Mathematical Universality: The factor-of-2 relationship appears across all market designs, geographic scopes, temporal resolutions, and network topologies. This is not an implementation choice but a mathematical consequence of the optimization structure used in all marginal loss factor systems globally.
Redistribution Necessity: All marginal loss factor systems require complex redistribution mechanisms (IRSS in Australia, revenue neutrality in US markets) to handle the systematic over-recovery, adding operational complexity and creating opaque financial flows.
Alternative Framework Benefits
Average Loss Factor Approach: The ALF methodology addresses the fundamental over-recovery issue by replacing quadratic loss terms with linear average loss coefficients in the optimization objective. This transforms the problem from Quadratic Programming to Linear Programming while maintaining locational efficiency signals.
Revenue Neutrality: ALF systems achieve approximate revenue neutrality by design, eliminating the need for complex redistribution mechanisms while providing more predictable loss cost allocation for market participants.
Computational Advantages: Linear programming formulations offer superior numerical properties, faster solution times, and greater operational flexibility compared to current quadratic programming approaches.
Final Observations
The mathematical analysis presented demonstrates that the current approach to transmission loss allocation in electricity markets creates systematic inefficiencies that could be addressed through alternative methodologies. While the theoretical foundations of marginal cost pricing remain sound, the practical implementation challenges and mathematical over-recovery issues suggest that simpler, more robust approaches may provide superior outcomes for market participants and consumers.

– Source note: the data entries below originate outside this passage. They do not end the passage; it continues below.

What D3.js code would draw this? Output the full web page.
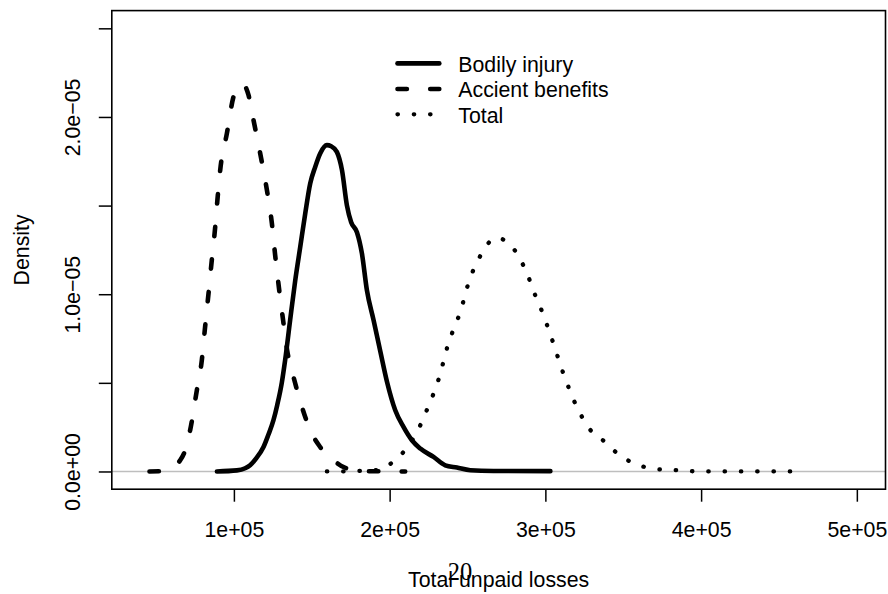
<!DOCTYPE html>
<html><head><meta charset="utf-8">
<script src="https://cdn.jsdelivr.net/npm/d3@7"></script>
<style>
body{margin:0;background:#fff}
svg text{font-family:"Liberation Sans",Arial,Helvetica,sans-serif;fill:#000}
</style>
</head><body>
<svg id="chart" width="888" height="594"></svg>
<script>
// ---- data (x in dollars, density in units of 1e-5) ----
const seriesNames = ["Bodily injury", "Accient benefits", "Total"];

const bodilyX = [89100,101900,107200,110400,114300,119000,122000,125400,127800,130800,132900,136100,139400,142600,145800,149000,152200,155400,159700,162500,166100,169400,172600,175300,179000,182200,185400,189700,194000,198300,203600,208900,214300,219700,228200,235700,243200,251800,266700,303200];
const bodilyY = [0,0.006,0.018,0.035,0.074,0.138,0.204,0.289,0.374,0.503,0.628,0.853,1.079,1.267,1.455,1.625,1.718,1.794,1.841,1.835,1.803,1.700,1.500,1.406,1.350,1.230,1.023,0.853,0.678,0.506,0.345,0.251,0.176,0.129,0.082,0.035,0.022,0.007,0.003,0.002];

const accidentX = [45800,53900,60300,65500,68700,71900,76200,79400,81500,83700,85800,88000,89400,91200,95500,99700,102700,105800,109400,112600,116900,121200,124400,126500,129100,131600,134200,138300,143700,149000,155400,164000,170400,177900,184300,194000,210000];
const accidentY = [0,0.002,0.027,0.063,0.120,0.233,0.458,0.628,0.815,1.004,1.192,1.380,1.530,1.700,1.907,2.113,2.174,2.185,2.123,1.982,1.794,1.587,1.399,1.220,1.023,0.853,0.684,0.533,0.364,0.233,0.138,0.063,0.025,0.007,0.002,0.001,0];

const totalX = [159700,170400,180000,190700,200800,208500,219700,223800,227800,231400,234200,236800,240200,244100,247300,250000,253500,258200,263800,269100,273600,280900,286000,290100,293700,297800,301400,304900,308100,311500,315200,319200,323900,329800,338000,345700,354600,364300,374600,385100,395500,406100,458600];
const totalY = [0,0,0.003,0.007,0.045,0.106,0.261,0.345,0.430,0.519,0.608,0.695,0.783,0.869,0.958,1.045,1.131,1.216,1.292,1.319,1.305,1.241,1.160,1.075,0.989,0.904,0.818,0.729,0.643,0.554,0.468,0.383,0.302,0.224,0.169,0.106,0.055,0.024,0.011,0.007,0.001,0,0];

const xTicks = [100000, 200000, 300000, 400000, 500000];
const xTickLabels = ["1e+05", "2e+05", "3e+05", "4e+05", "5e+05"];
const yTicks = [0, 0.5, 1, 1.5, 2, 2.5];
const yTickLabels = ["0.0e+00", "", "1.0e\u221205", "", "2.0e\u221205", ""];
const xTitle = "Total unpaid losses";
const yTitle = "Density";
const pageNumber = "20";

// ---- layout ----
const L = 111.8, R = 885.5, T = 10.6, B = 489.2;
const FS = 21.3;
const svg = d3.select("#chart");
svg.append("rect").attr("width", 888).attr("height", 594).attr("fill", "#fff");

const x = d3.scaleLinear().domain([21600, 518400]).range([L, R]);
const y = d3.scaleLinear().domain([-0.1, 2.6]).range([B, T]);

// zero reference line
svg.append("line").attr("x1", L).attr("x2", R).attr("y1", y(0)).attr("y2", y(0))
  .attr("stroke", "#bebebe").attr("stroke-width", 1.5);

const line = d3.line().x(d => x(d[0])).y(d => y(d[1])).curve(d3.curveMonotoneX);
const styles = [
  {w: 4.6, dash: null},
  {w: 4.6, dash: "9.4,23.3"},
  {w: 4.3, dash: "0.4,15.9"}
];
const data = [d3.zip(bodilyX, bodilyY), d3.zip(accidentX, accidentY), d3.zip(totalX, totalY)];
data.forEach((pts, i) => {
  svg.append("path").attr("d", line(pts)).attr("fill", "none")
    .attr("stroke", "#000").attr("stroke-width", styles[i].w)
    .attr("stroke-linecap", "round").attr("stroke-linejoin", "round")
    .attr("stroke-dasharray", styles[i].dash);
});

// box
svg.append("rect").attr("x", L).attr("y", T).attr("width", R - L).attr("height", B - T)
  .attr("fill", "none").attr("stroke", "#000").attr("stroke-width", 1.6);

// x axis
const xAxis = svg.append("g").attr("transform", `translate(0,${B})`)
  .call(d3.axisBottom(x).tickValues(xTicks).tickFormat((d, i) => xTickLabels[i])
    .tickSize(12.5).tickSizeOuter(0));
xAxis.select(".domain").remove();
xAxis.selectAll(".tick line").attr("stroke", "#000").attr("stroke-width", 1.5);
xAxis.selectAll(".tick text").attr("y", 47.5).attr("dy", null)
  .attr("font-size", FS).attr("fill", "#000").style("font-family", '"Liberation Sans",Arial,sans-serif');

// y axis
const yAxis = svg.append("g").attr("transform", `translate(${L},0)`)
  .call(d3.axisLeft(y).tickValues(yTicks).tickFormat((d, i) => yTickLabels[i])
    .tickSize(13).tickSizeOuter(0));
yAxis.select(".domain").remove();
yAxis.selectAll(".tick line").attr("stroke", "#000").attr("stroke-width", 1.5);
yAxis.selectAll(".tick text").attr("x", null).attr("dy", null)
  .attr("transform", "translate(-32,0) rotate(-90)")
  .attr("text-anchor", "middle").attr("font-size", FS).attr("fill", "#000")
  .style("font-family", '"Liberation Sans",Arial,sans-serif');

// axis titles
svg.append("text").attr("x", (L + R) / 2).attr("y", 587.3).attr("text-anchor", "middle")
  .attr("font-size", FS).text(xTitle);
svg.append("text").attr("transform", `translate(28.5,${(T + B) / 2}) rotate(-90)`)
  .attr("text-anchor", "middle").attr("font-size", FS).text(yTitle);

// page number overlay (serif)
svg.append("text").attr("x", 460).attr("y", 580).attr("text-anchor", "middle")
  .attr("font-size", 24.5).style("font-family", '"Liberation Serif","Times New Roman",serif')
  .text(pageNumber);

// legend
const legY = [63.4, 89.0, 114.3];
seriesNames.forEach((name, i) => {
  svg.append("line").attr("x1", 397.5).attr("x2", 439.3).attr("y1", legY[i]).attr("y2", legY[i])
    .attr("stroke", "#000").attr("stroke-width", styles[i].w)
    .attr("stroke-linecap", "round").attr("stroke-dasharray", styles[i].dash);
  svg.append("text").attr("x", 458.3).attr("y", legY[i] + 8.2).attr("font-size", FS).text(name);
});
</script>
</body></html>
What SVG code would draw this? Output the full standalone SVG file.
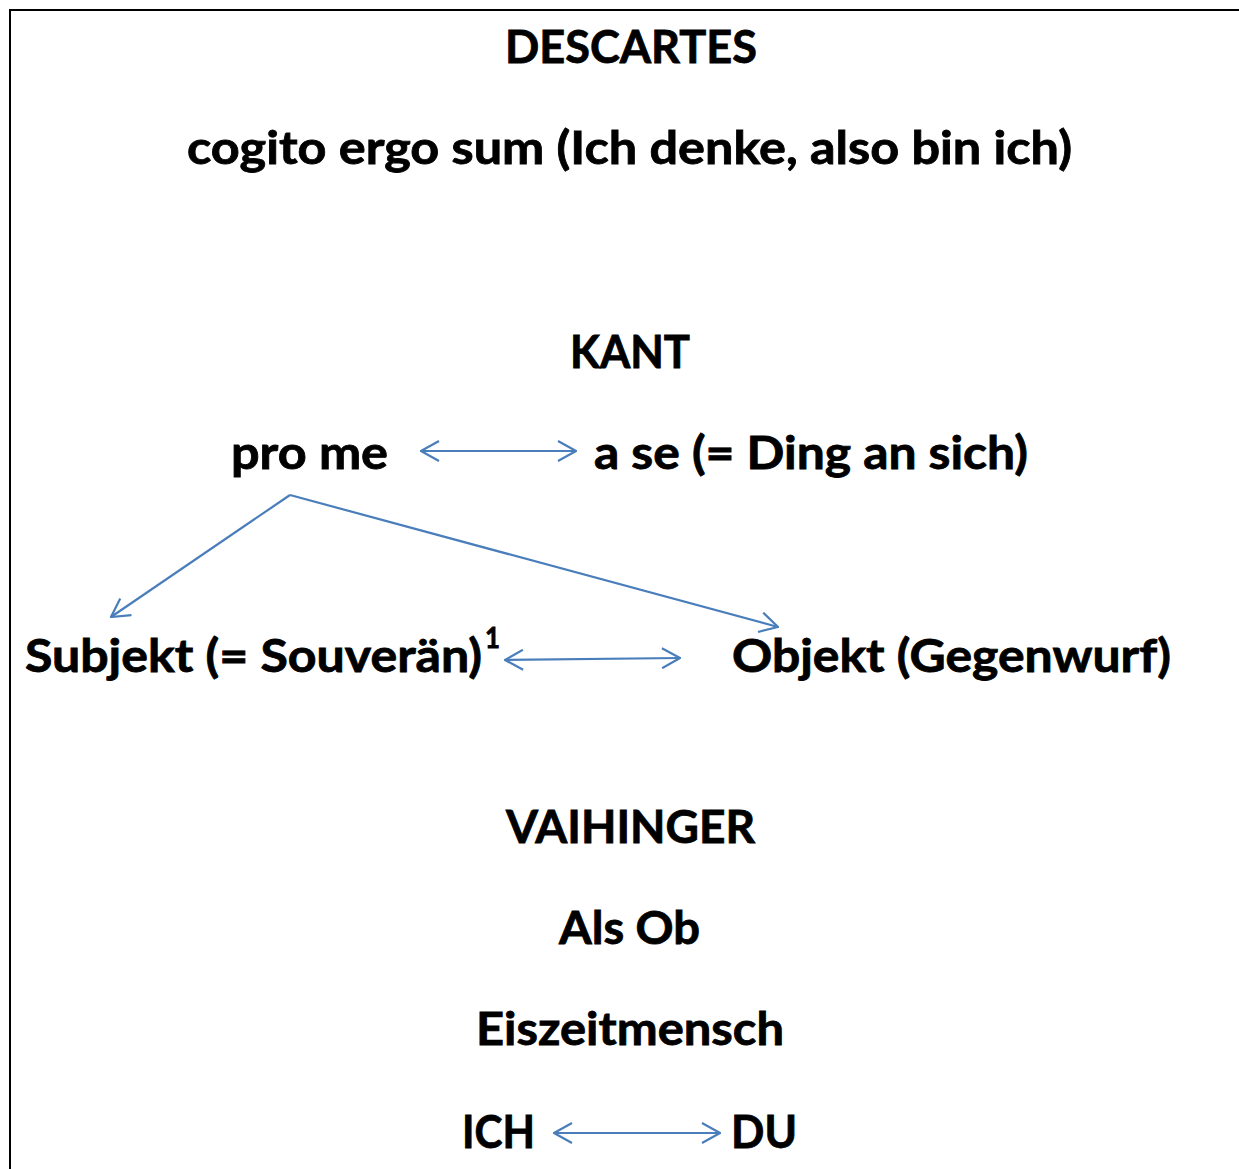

The Average Loss Factor framework offers a mathematically rigorous alternative that maintains economic efficiency signals while eliminating the operational complexity and systematic over-recovery inherent in current marginal loss factor systems. For Australia’s National Electricity Market, which faces ongoing challenges with renewable energy integration, transmission planning, and market design evolution, ALF implementation could provide a foundation for more efficient, transparent, and robust market operations.
The mathematical foundation established in this analysis attempts to provide a foundational knowledge about the future of electricity market design in Australia and internationally.